It was a news story that resonated with a populace subjected to sticker shock at the gasoline pump for too long now. Gas station owners and managers in central Maine and Down East were lamenting the increasing number of “drive-offs” – those sorry deadbeats who fill up their gas tanks and then head for the open road in lieu of paying their tab.
“In the last six months, we’ve had a real problem,” Newport Police Chief Leonard Macdaid told Bangor Daily News reporter Sharon Kiley-Mack. “We used to get one [drive-off complaint] a week, and now we’re getting five or six a week.”
Newport’s Mobil on the Run – considering the circumstances, an aptly named establishment if ever I’ve heard of one – reported two drive-offs last weekend. The station is near Interstate 95 with its ideal clean getaway potential for brazen gasoline thieves. A representative of the A.E. Robinson Mobil Mart at Pittsfield said her store gets stiffed several times a week by drive-offs, mostly at night, and usually for $40 to $50 each.
The problem is not confined to the Pittsfield-Newport corridor. With gasoline prices so high, drive-offs occur in all areas of the state. Nationwide, gasoline theft was a $134 million problem for retailers last year. The figures for this year’s haul will easily top that, according to those who profess to keep track of such things.
What to do? Many gas stations have switched to a pre-pay system, at least during hours when thefts are more likely to occur. No pre-pay, no gasoline. But this can turn off your average bear who has little patience for standing in a long line at a convenience store counter where time stands still as Bubba at the head of the pack cashes in 40 bucks worth of scratch-off lottery tickets.

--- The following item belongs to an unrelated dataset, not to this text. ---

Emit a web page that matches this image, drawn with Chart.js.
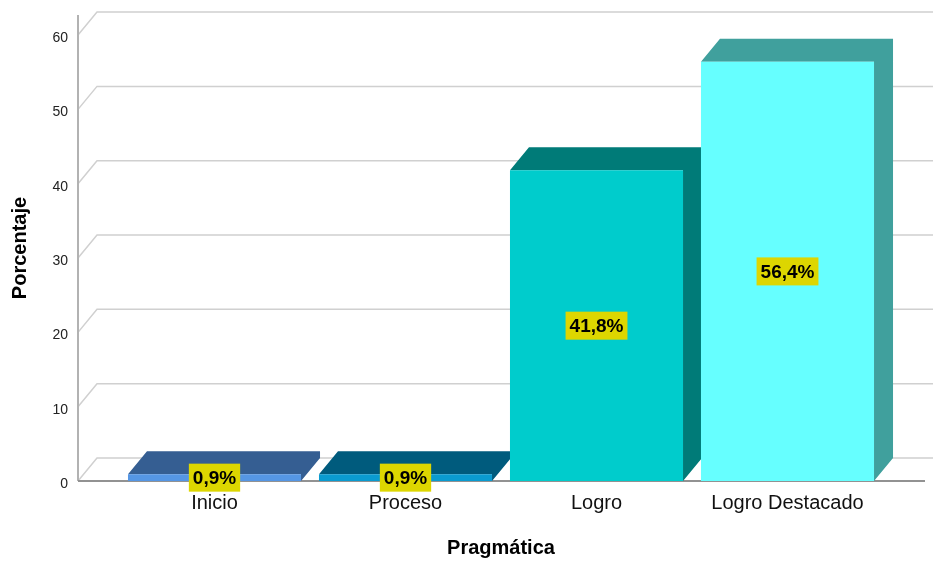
<!DOCTYPE html>
<html>
<head>
<meta charset="utf-8">
<script src="https://cdn.jsdelivr.net/npm/chart.js@4.4.1/dist/chart.umd.min.js"></script>
<style>
  html, body { margin: 0; padding: 0; background: #fff; }
  canvas { display: block; }
</style>
</head>
<body>
<canvas id="grafico" width="933" height="561"></canvas>
<script>
'use strict';
const categorias = ['Inicio', 'Proceso', 'Logro', 'Logro Destacado'];
const porcentajes = [0.9, 0.9, 41.8, 56.4];
const marcasEje = [0, 10, 20, 30, 40, 50, 60];

const coloresFrente = ['#5596e4', '#0a9bd0', '#00cccc', '#66ffff'];
const coloresSombra = ['#355e92', '#005b7d', '#007b78', '#40a09d'];

// profundidad del efecto 3D y posición del eje vertical
const PROF_X = 19;
const PROF_Y = -23;
const EJE_X = 78;
const FIN_BASE = 925;

Chart.defaults.font.family = '"Liberation Sans", Arial, sans-serif';

const efecto3d = {
  id: 'efecto3d',
  beforeDatasetsDraw(chart) {
    const { ctx, chartArea, scales: { y } } = chart;
    ctx.save();

    // cuadrícula en la pared lateral y la pared del fondo
    ctx.strokeStyle = '#d0d0d0';
    ctx.lineWidth = 1.5;
    marcasEje.forEach(v => {
      const py = y.getPixelForValue(v);
      ctx.beginPath();
      ctx.moveTo(EJE_X, py);
      ctx.lineTo(EJE_X + PROF_X, py + PROF_Y);
      ctx.lineTo(chart.width, py + PROF_Y);
      ctx.stroke();
    });

    // eje vertical
    ctx.strokeStyle = '#b2b2b2';
    ctx.lineWidth = 2;
    ctx.beginPath();
    ctx.moveTo(EJE_X, chartArea.top);
    ctx.lineTo(EJE_X, chartArea.bottom);
    ctx.stroke();

    // línea base
    ctx.strokeStyle = '#929292';
    ctx.beginPath();
    ctx.moveTo(EJE_X, chartArea.bottom);
    ctx.lineTo(FIN_BASE, chartArea.bottom);
    ctx.stroke();

    // caras superior y lateral de cada barra
    const meta = chart.getDatasetMeta(0);
    meta.data.forEach((bar, i) => {
      const { x, y: tope, base, width } = bar.getProps(['x', 'y', 'base', 'width'], true);
      const izq = x - width / 2;
      const der = x + width / 2;
      ctx.fillStyle = coloresSombra[i];
      ctx.beginPath();
      ctx.moveTo(izq, tope);
      ctx.lineTo(izq + PROF_X, tope + PROF_Y);
      ctx.lineTo(der + PROF_X, tope + PROF_Y);
      ctx.lineTo(der + PROF_X, base + PROF_Y);
      ctx.lineTo(der, base);
      ctx.lineTo(der, tope);
      ctx.closePath();
      ctx.fill();
    });
    ctx.restore();
  },
  afterDatasetsDraw(chart) {
    const { ctx } = chart;
    const meta = chart.getDatasetMeta(0);
    ctx.save();
    ctx.font = 'bold 19px "Liberation Sans", Arial, sans-serif';
    ctx.textAlign = 'center';
    ctx.textBaseline = 'middle';
    meta.data.forEach((bar, i) => {
      const { x, y: tope, base } = bar.getProps(['x', 'y', 'base'], true);
      const texto = porcentajes[i].toFixed(1).replace('.', ',') + '%';
      const ancho = ctx.measureText(texto).width + 8;
      const alto = 28;
      const cy = (tope + base) / 2;
      ctx.fillStyle = '#ddd600';
      ctx.fillRect(x - ancho / 2, cy - alto / 2, ancho, alto);
      ctx.fillStyle = '#000';
      ctx.fillText(texto, x, cy + 1);
    });
    ctx.restore();
  }
};

const ctx = document.getElementById('grafico').getContext('2d');
new Chart(ctx, {
  type: 'bar',
  data: {
    labels: categorias,
    datasets: [{
      data: porcentajes,
      backgroundColor: coloresFrente,
      barPercentage: 0.906,
      categoryPercentage: 1
    }]
  },
  options: {
    responsive: false,
    animation: false,
    layout: { padding: { top: 15, right: 50, left: 0, bottom: 0 } },
    plugins: {
      legend: { display: false },
      tooltip: { enabled: false }
    },
    scales: {
      x: {
        grid: { display: false, drawTicks: false },
        border: { display: false },
        ticks: { font: { size: 20 }, color: '#111', padding: 10 },
        title: {
          display: true,
          text: 'Pragmática',
          font: { size: 20, weight: 'bold' },
          color: '#000',
          padding: { top: 0, bottom: 1 }
        },
        afterFit(scale) { scale.height = 80; }
      },
      y: {
        min: 0,
        max: 62.7,
        grid: { display: false, drawTicks: false },
        border: { display: false },
        ticks: { font: { size: 14 }, color: '#222', padding: 51, labelOffset: 3 },
        afterBuildTicks(scale) { scale.ticks = marcasEje.map(v => ({ value: v })); },
        title: {
          display: true,
          text: 'Porcentaje',
          font: { size: 20, weight: 'bold' },
          color: '#000',
          padding: { top: 8, bottom: 0 }
        },
        afterFit(scale) {
          scale.width = 119;
          scale.paddingTop = 0;
          scale.paddingBottom = 0;
        }
      }
    }
  },
  plugins: [efecto3d]
});
</script>
</body>
</html>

When a potential customer can simply move on to another gas station that doesn’t require him to pay up front, with all its attendant aggravation, he often will. Trust me. Been there, done that.
Reportedly, a fuel nozzle that locks in place in a vehicle’s filler pipe until the customer has paid is about to be marketed. At first blush, this may seem like an idea whose time has arrived. But who is to say that when gas prices inevitably head upward again thieves won’t merely drive off with the hose still attached to their vehicle? It wouldn’t be the first time that’s happened. Granted, the maneuver is usually performed by some old coot with his turn signal lights still blinking away and his mind on something other than the ridiculous cost of gasoline. But, still …
Some readers have suggested that the drive-off problem would disappear if service stations were to revive the practice of having an attendant pump gasoline for customers and take their money, making change on the spot. Clean transaction, no hassle and another satisfied customer is soon on his way.
Many owners claim they can’t afford to pay an attendant, but this back-to-basics approach seems to work just swell where it is still employed – Greenville, Caribou and Milo being three places that come immediately to mind. At one gas station, the man will also clean bug juice from your windshield while he explains just why it is that this country is going to hell in a handbasket. (Hint: It has to do with the impressive level of nincompoopery in high places.) Service with a smile and a civics lesson. Can’t beat that.
One station manager interviewed for the newspaper story charitably said that sometimes, because customers have made other purchases at the gas station-cum-convenience store and restaurant complex and banking facility, they simply forget that they owe for gas, as well.
Solution: All the clerk behind the counter has to do is ask, although perhaps a bit more elegantly than one I knew in my previous incarnation down river a ways when that tiresome “Got milk?” moustache ad was everywhere you turned. “Got gas?” he would ask, playing straight man to the client as the sale was being rung up.
Only the smart alecks were unable to resist the predictable comeback: “No. I always have this pained look on my face.”